## WHAT THIS TASK INVOLVES
Drop the images; return everything else in the listing below exactly.

## INFORMATION PROVIDED

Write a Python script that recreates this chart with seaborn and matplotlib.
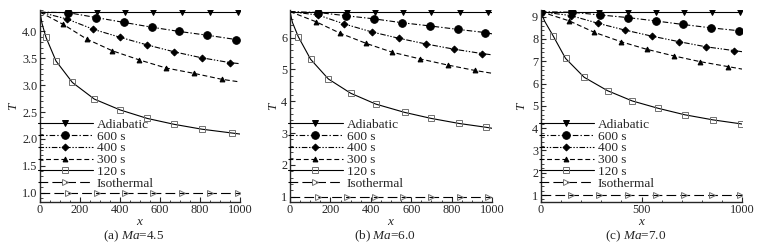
import numpy as np
import seaborn as sns
import matplotlib.pyplot as plt
from matplotlib.lines import Line2D
from matplotlib.ticker import MultipleLocator

# ---- data: (a) Ma=4.5, (b) Ma=6.0, (c) Ma=7.0 ----
captions = ["(a) $\\mathit{Ma}$=4.5", "(b) $\\mathit{Ma}$=6.0", "(c) $\\mathit{Ma}$=7.0"]

# constant walls
x_const = [[0, 142, 283, 425, 567, 708, 850, 992, 1000],
           [0, 140, 280, 420, 560, 700, 840, 980, 1000],
           [0, 150, 290, 432, 572, 710, 850, 990, 1000]]
t_adiabatic = [4.36, 6.82, 9.22]
t_isothermal = [1.0, 1.0, 1.0]

x_600 = [[0, 142, 280, 418, 558, 697, 837, 980, 1000],
         [0, 140, 278, 418, 554, 691, 832, 967, 1000],
         [0, 152, 293, 432, 570, 707, 845, 984, 1000]]
t_600 = [[4.36, 4.35, 4.26, 4.17, 4.08, 4.00, 3.93, 3.85, 3.84],
         [6.82, 6.79, 6.69, 6.59, 6.47, 6.37, 6.26, 6.16, 6.12],
         [9.22, 9.20, 9.08, 8.96, 8.81, 8.65, 8.50, 8.37, 8.35]]

x_400 = [[0, 137, 267, 402, 535, 672, 808, 950, 1000],
         [0, 140, 269, 405, 539, 674, 810, 950, 1000],
         [0, 149, 285, 417, 550, 686, 820, 959, 1000]]
t_400 = [[4.36, 4.23, 4.04, 3.89, 3.75, 3.62, 3.51, 3.42, 3.40],
         [6.82, 6.71, 6.43, 6.18, 5.98, 5.80, 5.64, 5.50, 5.46],
         [9.22, 9.05, 8.70, 8.40, 8.13, 7.88, 7.65, 7.48, 7.43]]

x_300 = [[0, 117, 233, 362, 497, 630, 770, 908, 1000],
         [0, 129, 248, 377, 507, 645, 780, 914, 1000],
         [0, 141, 265, 397, 525, 661, 793, 931, 1000]]
t_300 = [[4.36, 4.13, 3.86, 3.64, 3.47, 3.32, 3.22, 3.11, 3.06],
         [6.82, 6.50, 6.14, 5.82, 5.54, 5.33, 5.14, 4.97, 4.88],
         [9.22, 8.81, 8.30, 7.88, 7.54, 7.24, 6.98, 6.76, 6.65]]

x_120 = [[0, 10, 30, 80, 162, 272, 400, 537, 672, 810, 958, 1000],
         [0, 12, 41, 102, 190, 301, 425, 567, 699, 838, 972, 1000],
         [0, 18, 61, 122, 215, 331, 454, 583, 715, 856, 997, 1000]]
t_120 = [[4.36, 4.15, 3.89, 3.45, 3.05, 2.74, 2.54, 2.38, 2.27, 2.18, 2.11, 2.09],
         [6.82, 6.48, 6.03, 5.32, 4.70, 4.25, 3.91, 3.65, 3.46, 3.30, 3.18, 3.15],
         [9.22, 8.80, 8.13, 7.13, 6.28, 5.68, 5.22, 4.89, 4.60, 4.37, 4.19, 4.18]]

ylims = [(0.83, 4.40), (0.84, 6.87), (0.70, 9.30)]
ymajor = [0.5, 1, 1]
yminor = [0.1, 0.2, 0.2]
xmajor = [200, 200, 500]
xminor = [50, 50, 100]
axes_left = [40, 290, 541]
axes_width = [200, 202, 201]

sns.set_style("ticks")
plt.rcParams['font.family'] = ['Liberation Serif', 'DejaVu Serif']
plt.rcParams['mathtext.fontset'] = 'custom'
plt.rcParams['mathtext.rm'] = 'Liberation Serif'
plt.rcParams['mathtext.it'] = 'Liberation Serif:italic'
plt.rcParams['lines.scale_dashes'] = False

LW = 0.8
GREY = '#707070'
styles = {
    'Adiabatic': dict(ls='-', marker='v', ms=4, mfc='k', mec='k'),
    '600 s': dict(ls=(0, (4, 1.5, 1, 1.5)), marker='o', ms=5.5, mfc='k', mec='k'),
    '400 s': dict(ls=(0, (4, 1.2, 1, 1.2, 1, 1.2)), marker='D', ms=3.5, mfc='k', mec='k'),
    '300 s': dict(ls=(0, (3.5, 2)), marker='^', ms=3.5, mfc='k', mec='k'),
    '120 s': dict(ls='-', marker='s', ms=4, mfc='none', mec=GREY),
    'Isothermal': dict(ls=(0, (7, 3)), marker='>', ms=4, mfc='none', mec=GREY),
}

fig = plt.figure(figsize=(7.64, 2.47), dpi=100)
W, H = 764, 247
top_px, bot_px = 10, 201.7

for i in range(3):
    ax = fig.add_axes([axes_left[i] / W, 1 - bot_px / H,
                       axes_width[i] / W, (bot_px - top_px) / H])
    n_c = len(x_const[i])
    series = [
        ('Adiabatic', x_const[i], [t_adiabatic[i]] * n_c, list(range(1, n_c - 1))),
        ('600 s', x_600[i], t_600[i],
         list(range(0 if i == 2 else 1, len(x_600[i]) - 1))),
        ('400 s', x_400[i], t_400[i], list(range(1, len(x_400[i]) - 1))),
        ('300 s', x_300[i], t_300[i], list(range(1, len(x_300[i]) - 1))),
        ('120 s', x_120[i], t_120[i], list(range(2, len(x_120[i]) - 1))),
        ('Isothermal', x_const[i], [t_isothermal[i]] * n_c, list(range(1, n_c - 1))),
    ]
    handles = []
    for name, xs, ts, marks in series:
        st = styles[name]
        sns.lineplot(x=xs, y=ts, ax=ax, color='k', lw=LW, linestyle=st['ls'],
                     marker=st['marker'], markersize=st['ms'], markerfacecolor=st['mfc'],
                     markeredgecolor=st['mec'], markeredgewidth=0.7, markevery=marks,
                     sort=False, estimator=None, legend=False)
        handles.append(Line2D([], [], color='k', lw=LW, linestyle=st['ls'],
                              marker=st['marker'], markersize=st['ms'],
                              markerfacecolor=st['mfc'], markeredgecolor=st['mec'],
                              markeredgewidth=0.7, label=name))

    ax.set_xlim(0, 1000)
    ax.set_ylim(*ylims[i])
    ax.xaxis.set_major_locator(MultipleLocator(xmajor[i]))
    ax.xaxis.set_minor_locator(MultipleLocator(xminor[i]))
    ax.yaxis.set_major_locator(MultipleLocator(ymajor[i]))
    ax.yaxis.set_minor_locator(MultipleLocator(yminor[i]))
    if i == 0:
        ax.yaxis.set_major_formatter(plt.FormatStrFormatter('%.1f'))
    else:
        ax.yaxis.set_major_formatter(plt.FormatStrFormatter('%d'))
    ax.tick_params(which='major', direction='in', length=3.5, width=0.8, labelsize=8.8, pad=2)
    ax.tick_params(which='minor', direction='in', length=1.8, width=0.6)
    sns.despine(ax=ax)
    for s in ('left', 'bottom'):
        ax.spines[s].set_linewidth(1.0)
    ax.set_xlabel('$\\mathit{x}$', fontsize=9.5, labelpad=0)
    ax.set_ylabel('$\\mathit{T}$', fontsize=9.5, labelpad=1 if i < 2 else 3)
    ax.text(0.47, -0.18, captions[i], transform=ax.transAxes, ha='center', va='center',
            fontsize=9.5)

    ax.legend(handles=handles, loc='lower left', bbox_to_anchor=(-0.01, 0.062),
              frameon=False, fontsize=9.6, handlelength=4.1, handletextpad=0.3,
              labelspacing=-0.04, borderpad=0, borderaxespad=0, numpoints=1)

fig.savefig('out.png', dpi=100)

## TASK RESULT
Write a Python script that recreates this chart with seaborn and matplotlib.
import numpy as np
import seaborn as sns
import matplotlib.pyplot as plt
from matplotlib.lines import Line2D
from matplotlib.ticker import MultipleLocator

# ---- data: (a) Ma=4.5, (b) Ma=6.0, (c) Ma=7.0 ----
captions = ["(a) $\\mathit{Ma}$=4.5", "(b) $\\mathit{Ma}$=6.0", "(c) $\\mathit{Ma}$=7.0"]

# constant walls
x_const = [[0, 142, 283, 425, 567, 708, 850, 992, 1000],
           [0, 140, 280, 420, 560, 700, 840, 980, 1000],
           [0, 150, 290, 432, 572, 710, 850, 990, 1000]]
t_adiabatic = [4.36, 6.82, 9.22]
t_isothermal = [1.0, 1.0, 1.0]

x_600 = [[0, 142, 280, 418, 558, 697, 837, 980, 1000],
         [0, 140, 278, 418, 554, 691, 832, 967, 1000],
         [0, 152, 293, 432, 570, 707, 845, 984, 1000]]
t_600 = [[4.36, 4.35, 4.26, 4.17, 4.08, 4.00, 3.93, 3.85, 3.84],
         [6.82, 6.79, 6.69, 6.59, 6.47, 6.37, 6.26, 6.16, 6.12],
         [9.22, 9.20, 9.08, 8.96, 8.81, 8.65, 8.50, 8.37, 8.35]]

x_400 = [[0, 137, 267, 402, 535, 672, 808, 950, 1000],
         [0, 140, 269, 405, 539, 674, 810, 950, 1000],
         [0, 149, 285, 417, 550, 686, 820, 959, 1000]]
t_400 = [[4.36, 4.23, 4.04, 3.89, 3.75, 3.62, 3.51, 3.42, 3.40],
         [6.82, 6.71, 6.43, 6.18, 5.98, 5.80, 5.64, 5.50, 5.46],
         [9.22, 9.05, 8.70, 8.40, 8.13, 7.88, 7.65, 7.48, 7.43]]

x_300 = [[0, 117, 233, 362, 497, 630, 770, 908, 1000],
         [0, 129, 248, 377, 507, 645, 780, 914, 1000],
         [0, 141, 265, 397, 525, 661, 793, 931, 1000]]
t_300 = [[4.36, 4.13, 3.86, 3.64, 3.47, 3.32, 3.22, 3.11, 3.06],
         [6.82, 6.50, 6.14, 5.82, 5.54, 5.33, 5.14, 4.97, 4.88],
         [9.22, 8.81, 8.30, 7.88, 7.54, 7.24, 6.98, 6.76, 6.65]]

x_120 = [[0, 10, 30, 80, 162, 272, 400, 537, 672, 810, 958, 1000],
         [0, 12, 41, 102, 190, 301, 425, 567, 699, 838, 972, 1000],
         [0, 18, 61, 122, 215, 331, 454, 583, 715, 856, 997, 1000]]
t_120 = [[4.36, 4.15, 3.89, 3.45, 3.05, 2.74, 2.54, 2.38, 2.27, 2.18, 2.11, 2.09],
         [6.82, 6.48, 6.03, 5.32, 4.70, 4.25, 3.91, 3.65, 3.46, 3.30, 3.18, 3.15],
         [9.22, 8.80, 8.13, 7.13, 6.28, 5.68, 5.22, 4.89, 4.60, 4.37, 4.19, 4.18]]

ylims = [(0.83, 4.40), (0.84, 6.87), (0.70, 9.30)]
ymajor = [0.5, 1, 1]
yminor = [0.1, 0.2, 0.2]
xmajor = [200, 200, 500]
xminor = [50, 50, 100]
axes_left = [40, 290, 541]
axes_width = [200, 202, 201]

sns.set_style("ticks")
plt.rcParams['font.family'] = ['Liberation Serif', 'DejaVu Serif']
plt.rcParams['mathtext.fontset'] = 'custom'
plt.rcParams['mathtext.rm'] = 'Liberation Serif'
plt.rcParams['mathtext.it'] = 'Liberation Serif:italic'
plt.rcParams['lines.scale_dashes'] = False

LW = 0.8
GREY = '#707070'
styles = {
    'Adiabatic': dict(ls='-', marker='v', ms=4, mfc='k', mec='k'),
    '600 s': dict(ls=(0, (4, 1.5, 1, 1.5)), marker='o', ms=5.5, mfc='k', mec='k'),
    '400 s': dict(ls=(0, (4, 1.2, 1, 1.2, 1, 1.2)), marker='D', ms=3.5, mfc='k', mec='k'),
    '300 s': dict(ls=(0, (3.5, 2)), marker='^', ms=3.5, mfc='k', mec='k'),
    '120 s': dict(ls='-', marker='s', ms=4, mfc='none', mec=GREY),
    'Isothermal': dict(ls=(0, (7, 3)), marker='>', ms=4, mfc='none', mec=GREY),
}

fig = plt.figure(figsize=(7.64, 2.47), dpi=100)
W, H = 764, 247
top_px, bot_px = 10, 201.7

for i in range(3):
    ax = fig.add_axes([axes_left[i] / W, 1 - bot_px / H,
                       axes_width[i] / W, (bot_px - top_px) / H])
    n_c = len(x_const[i])
    series = [
        ('Adiabatic', x_const[i], [t_adiabatic[i]] * n_c, list(range(1, n_c - 1))),
        ('600 s', x_600[i], t_600[i],
         list(range(0 if i == 2 else 1, len(x_600[i]) - 1))),
        ('400 s', x_400[i], t_400[i], list(range(1, len(x_400[i]) - 1))),
        ('300 s', x_300[i], t_300[i], list(range(1, len(x_300[i]) - 1))),
        ('120 s', x_120[i], t_120[i], list(range(2, len(x_120[i]) - 1))),
        ('Isothermal', x_const[i], [t_isothermal[i]] * n_c, list(range(1, n_c - 1))),
    ]
    handles = []
    for name, xs, ts, marks in series:
        st = styles[name]
        sns.lineplot(x=xs, y=ts, ax=ax, color='k', lw=LW, linestyle=st['ls'],
                     marker=st['marker'], markersize=st['ms'], markerfacecolor=st['mfc'],
                     markeredgecolor=st['mec'], markeredgewidth=0.7, markevery=marks,
                     sort=False, estimator=None, legend=False)
        handles.append(Line2D([], [], color='k', lw=LW, linestyle=st['ls'],
                              marker=st['marker'], markersize=st['ms'],
                              markerfacecolor=st['mfc'], markeredgecolor=st['mec'],
                              markeredgewidth=0.7, label=name))

    ax.set_xlim(0, 1000)
    ax.set_ylim(*ylims[i])
    ax.xaxis.set_major_locator(MultipleLocator(xmajor[i]))
    ax.xaxis.set_minor_locator(MultipleLocator(xminor[i]))
    ax.yaxis.set_major_locator(MultipleLocator(ymajor[i]))
    ax.yaxis.set_minor_locator(MultipleLocator(yminor[i]))
    if i == 0:
        ax.yaxis.set_major_formatter(plt.FormatStrFormatter('%.1f'))
    else:
        ax.yaxis.set_major_formatter(plt.FormatStrFormatter('%d'))
    ax.tick_params(which='major', direction='in', length=3.5, width=0.8, labelsize=8.8, pad=2)
    ax.tick_params(which='minor', direction='in', length=1.8, width=0.6)
    sns.despine(ax=ax)
    for s in ('left', 'bottom'):
        ax.spines[s].set_linewidth(1.0)
    ax.set_xlabel('$\\mathit{x}$', fontsize=9.5, labelpad=0)
    ax.set_ylabel('$\\mathit{T}$', fontsize=9.5, labelpad=1 if i < 2 else 3)
    ax.text(0.47, -0.18, captions[i], transform=ax.transAxes, ha='center', va='center',
            fontsize=9.5)

    ax.legend(handles=handles, loc='lower left', bbox_to_anchor=(-0.01, 0.062),
              frameon=False, fontsize=9.6, handlelength=4.1, handletextpad=0.3,
              labelspacing=-0.04, borderpad=0, borderaxespad=0, numpoints=1)

fig.savefig('out.png', dpi=100)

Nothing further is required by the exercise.